TASK OBJECTIVE
Reproduce only the lines from the one containing "Rebuild this chart" through the one containing "bake = [bake_92, bake_93, bake_94, bake_95, bake_96, bake_97]", exactly as written and with both ends included.

SUPPLIED RECORDS
********************

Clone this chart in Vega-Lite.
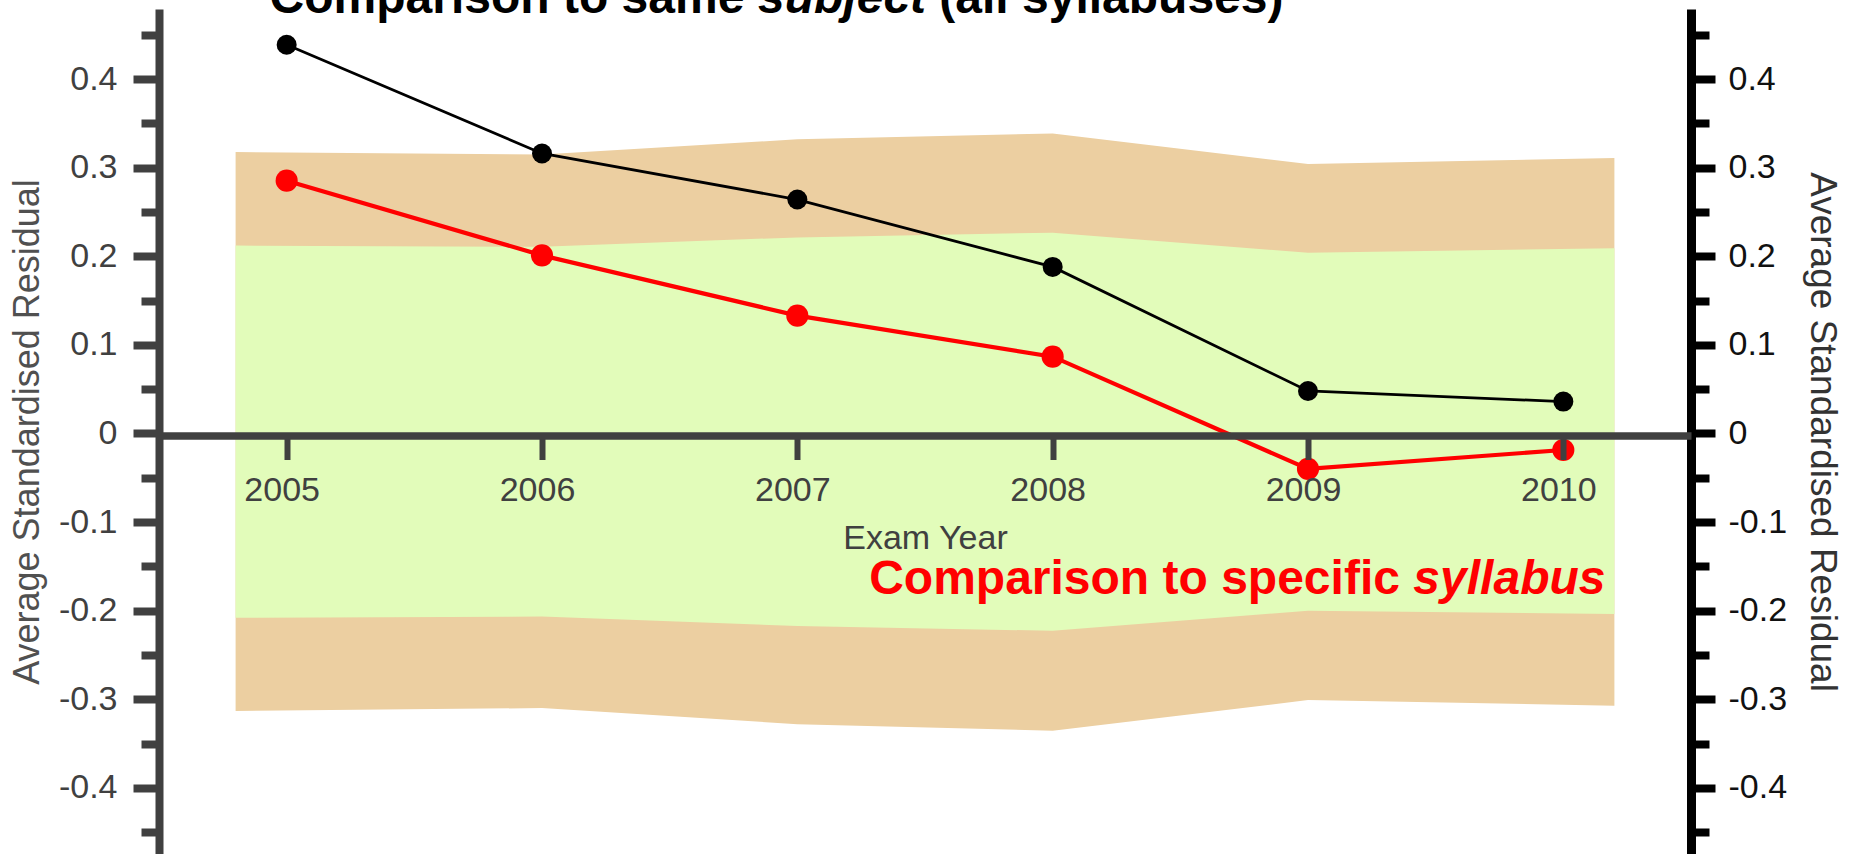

********************

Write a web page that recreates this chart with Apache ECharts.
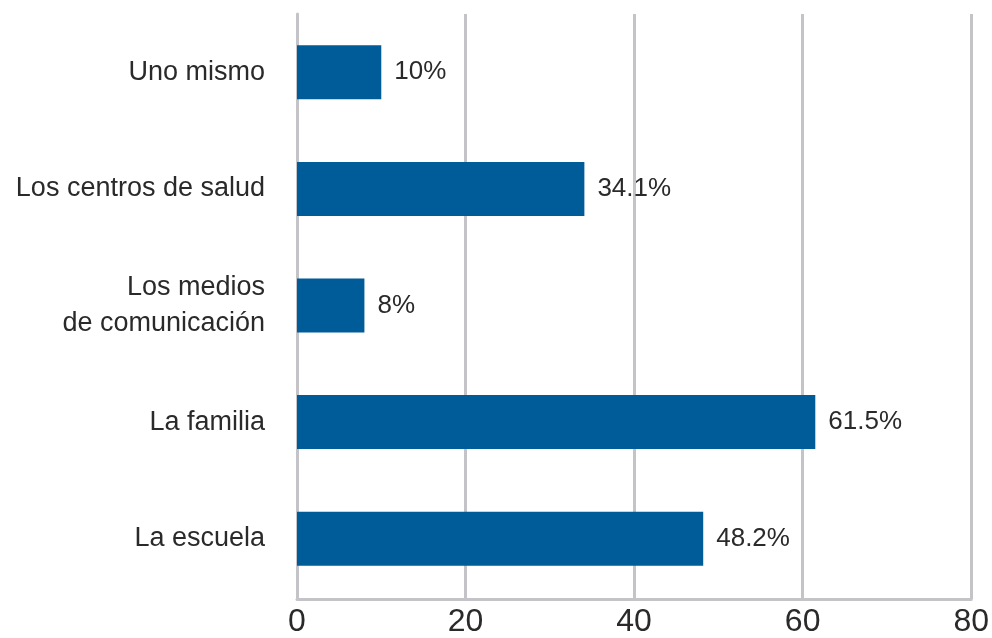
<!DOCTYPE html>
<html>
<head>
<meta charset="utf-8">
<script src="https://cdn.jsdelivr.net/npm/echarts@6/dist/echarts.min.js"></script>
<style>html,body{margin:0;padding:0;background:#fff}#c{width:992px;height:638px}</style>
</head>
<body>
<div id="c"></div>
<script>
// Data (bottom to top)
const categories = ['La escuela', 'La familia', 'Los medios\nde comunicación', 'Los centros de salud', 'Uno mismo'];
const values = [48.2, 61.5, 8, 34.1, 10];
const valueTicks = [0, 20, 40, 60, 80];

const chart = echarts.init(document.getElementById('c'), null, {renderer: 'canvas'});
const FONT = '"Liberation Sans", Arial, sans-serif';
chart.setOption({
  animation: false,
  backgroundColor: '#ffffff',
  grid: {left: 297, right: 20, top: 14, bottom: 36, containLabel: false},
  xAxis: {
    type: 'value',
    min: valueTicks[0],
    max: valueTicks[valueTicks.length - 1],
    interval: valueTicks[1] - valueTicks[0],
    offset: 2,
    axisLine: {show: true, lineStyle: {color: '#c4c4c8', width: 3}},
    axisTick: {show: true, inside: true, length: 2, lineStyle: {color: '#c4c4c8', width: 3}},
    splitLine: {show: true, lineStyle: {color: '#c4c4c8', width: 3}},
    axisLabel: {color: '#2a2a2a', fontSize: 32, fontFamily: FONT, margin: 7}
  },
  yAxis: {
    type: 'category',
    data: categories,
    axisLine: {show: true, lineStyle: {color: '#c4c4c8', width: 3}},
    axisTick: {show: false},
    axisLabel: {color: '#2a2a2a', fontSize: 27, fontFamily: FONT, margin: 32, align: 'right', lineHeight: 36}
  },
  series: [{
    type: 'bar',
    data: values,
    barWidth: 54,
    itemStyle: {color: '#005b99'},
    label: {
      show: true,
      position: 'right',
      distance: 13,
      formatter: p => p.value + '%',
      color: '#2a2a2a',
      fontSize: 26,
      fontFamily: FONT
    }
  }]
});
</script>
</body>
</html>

********************

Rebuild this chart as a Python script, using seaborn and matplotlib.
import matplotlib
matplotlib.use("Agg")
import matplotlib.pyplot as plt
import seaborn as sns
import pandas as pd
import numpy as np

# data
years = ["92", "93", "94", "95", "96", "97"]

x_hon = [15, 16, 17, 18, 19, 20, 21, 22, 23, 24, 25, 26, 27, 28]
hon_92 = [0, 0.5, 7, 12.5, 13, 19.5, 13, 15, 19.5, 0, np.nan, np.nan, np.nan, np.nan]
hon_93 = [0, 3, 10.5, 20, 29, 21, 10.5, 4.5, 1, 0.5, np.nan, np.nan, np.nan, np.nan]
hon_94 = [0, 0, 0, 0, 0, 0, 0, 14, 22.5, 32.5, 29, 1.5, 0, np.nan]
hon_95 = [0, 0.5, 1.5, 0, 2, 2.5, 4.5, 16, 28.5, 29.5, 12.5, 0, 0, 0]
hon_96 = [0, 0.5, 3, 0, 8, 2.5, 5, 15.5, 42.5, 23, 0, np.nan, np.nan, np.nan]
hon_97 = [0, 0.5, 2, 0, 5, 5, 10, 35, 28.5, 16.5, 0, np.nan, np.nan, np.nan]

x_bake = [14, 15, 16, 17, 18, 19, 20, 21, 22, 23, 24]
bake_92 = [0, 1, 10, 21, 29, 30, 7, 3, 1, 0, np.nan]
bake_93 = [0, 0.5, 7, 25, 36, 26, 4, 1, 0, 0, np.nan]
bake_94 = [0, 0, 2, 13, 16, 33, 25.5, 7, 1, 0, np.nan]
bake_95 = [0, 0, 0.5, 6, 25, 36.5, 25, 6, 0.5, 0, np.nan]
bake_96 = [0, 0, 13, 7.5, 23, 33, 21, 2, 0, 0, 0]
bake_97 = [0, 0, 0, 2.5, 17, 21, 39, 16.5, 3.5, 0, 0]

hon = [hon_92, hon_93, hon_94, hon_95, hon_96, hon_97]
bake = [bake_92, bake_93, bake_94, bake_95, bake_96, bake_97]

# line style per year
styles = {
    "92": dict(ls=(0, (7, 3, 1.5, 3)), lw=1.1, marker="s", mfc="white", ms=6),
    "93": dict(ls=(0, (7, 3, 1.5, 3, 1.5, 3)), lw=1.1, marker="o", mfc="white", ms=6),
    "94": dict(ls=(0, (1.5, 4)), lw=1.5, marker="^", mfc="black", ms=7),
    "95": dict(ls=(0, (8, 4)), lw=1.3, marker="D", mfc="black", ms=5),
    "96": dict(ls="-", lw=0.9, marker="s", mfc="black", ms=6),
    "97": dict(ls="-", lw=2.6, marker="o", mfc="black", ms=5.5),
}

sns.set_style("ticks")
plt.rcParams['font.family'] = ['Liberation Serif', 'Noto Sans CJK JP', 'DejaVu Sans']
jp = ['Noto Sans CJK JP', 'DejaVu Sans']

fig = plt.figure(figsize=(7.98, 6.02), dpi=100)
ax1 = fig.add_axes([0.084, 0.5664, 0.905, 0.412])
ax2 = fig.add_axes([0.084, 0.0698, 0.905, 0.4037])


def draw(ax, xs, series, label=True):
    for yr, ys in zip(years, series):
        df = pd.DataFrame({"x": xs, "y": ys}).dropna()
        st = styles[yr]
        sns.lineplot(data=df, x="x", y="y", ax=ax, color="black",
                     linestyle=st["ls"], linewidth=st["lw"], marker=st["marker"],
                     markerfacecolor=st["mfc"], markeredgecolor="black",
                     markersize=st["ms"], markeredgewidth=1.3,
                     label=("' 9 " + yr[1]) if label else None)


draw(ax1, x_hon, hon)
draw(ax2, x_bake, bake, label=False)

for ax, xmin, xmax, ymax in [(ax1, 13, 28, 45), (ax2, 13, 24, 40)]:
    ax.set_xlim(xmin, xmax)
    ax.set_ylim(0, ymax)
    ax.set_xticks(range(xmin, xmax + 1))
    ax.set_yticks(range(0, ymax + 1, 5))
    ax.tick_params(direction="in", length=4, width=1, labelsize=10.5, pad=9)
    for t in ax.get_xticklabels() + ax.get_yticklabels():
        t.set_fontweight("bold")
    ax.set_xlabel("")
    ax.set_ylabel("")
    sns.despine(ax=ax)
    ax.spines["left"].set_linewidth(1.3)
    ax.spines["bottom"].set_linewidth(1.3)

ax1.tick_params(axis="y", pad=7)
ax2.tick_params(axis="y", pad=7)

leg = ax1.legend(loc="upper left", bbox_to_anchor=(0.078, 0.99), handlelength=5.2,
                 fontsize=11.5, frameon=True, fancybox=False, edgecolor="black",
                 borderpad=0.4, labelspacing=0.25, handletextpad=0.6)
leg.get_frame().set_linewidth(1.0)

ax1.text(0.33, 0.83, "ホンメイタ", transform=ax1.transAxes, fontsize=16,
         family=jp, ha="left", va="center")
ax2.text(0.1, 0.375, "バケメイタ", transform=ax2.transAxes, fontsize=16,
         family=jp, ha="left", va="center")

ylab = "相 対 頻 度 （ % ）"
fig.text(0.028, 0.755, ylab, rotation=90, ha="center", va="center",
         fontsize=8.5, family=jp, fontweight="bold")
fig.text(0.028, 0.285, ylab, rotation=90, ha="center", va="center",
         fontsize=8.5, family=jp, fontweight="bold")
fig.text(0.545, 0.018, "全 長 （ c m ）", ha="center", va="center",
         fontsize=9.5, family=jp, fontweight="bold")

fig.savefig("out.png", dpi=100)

********************

TASK RESULT
Rebuild this chart as a Python script, using seaborn and matplotlib.
import matplotlib
matplotlib.use("Agg")
import matplotlib.pyplot as plt
import seaborn as sns
import pandas as pd
import numpy as np

# data
years = ["92", "93", "94", "95", "96", "97"]

x_hon = [15, 16, 17, 18, 19, 20, 21, 22, 23, 24, 25, 26, 27, 28]
hon_92 = [0, 0.5, 7, 12.5, 13, 19.5, 13, 15, 19.5, 0, np.nan, np.nan, np.nan, np.nan]
hon_93 = [0, 3, 10.5, 20, 29, 21, 10.5, 4.5, 1, 0.5, np.nan, np.nan, np.nan, np.nan]
hon_94 = [0, 0, 0, 0, 0, 0, 0, 14, 22.5, 32.5, 29, 1.5, 0, np.nan]
hon_95 = [0, 0.5, 1.5, 0, 2, 2.5, 4.5, 16, 28.5, 29.5, 12.5, 0, 0, 0]
hon_96 = [0, 0.5, 3, 0, 8, 2.5, 5, 15.5, 42.5, 23, 0, np.nan, np.nan, np.nan]
hon_97 = [0, 0.5, 2, 0, 5, 5, 10, 35, 28.5, 16.5, 0, np.nan, np.nan, np.nan]

x_bake = [14, 15, 16, 17, 18, 19, 20, 21, 22, 23, 24]
bake_92 = [0, 1, 10, 21, 29, 30, 7, 3, 1, 0, np.nan]
bake_93 = [0, 0.5, 7, 25, 36, 26, 4, 1, 0, 0, np.nan]
bake_94 = [0, 0, 2, 13, 16, 33, 25.5, 7, 1, 0, np.nan]
bake_95 = [0, 0, 0.5, 6, 25, 36.5, 25, 6, 0.5, 0, np.nan]
bake_96 = [0, 0, 13, 7.5, 23, 33, 21, 2, 0, 0, 0]
bake_97 = [0, 0, 0, 2.5, 17, 21, 39, 16.5, 3.5, 0, 0]

hon = [hon_92, hon_93, hon_94, hon_95, hon_96, hon_97]
bake = [bake_92, bake_93, bake_94, bake_95, bake_96, bake_97]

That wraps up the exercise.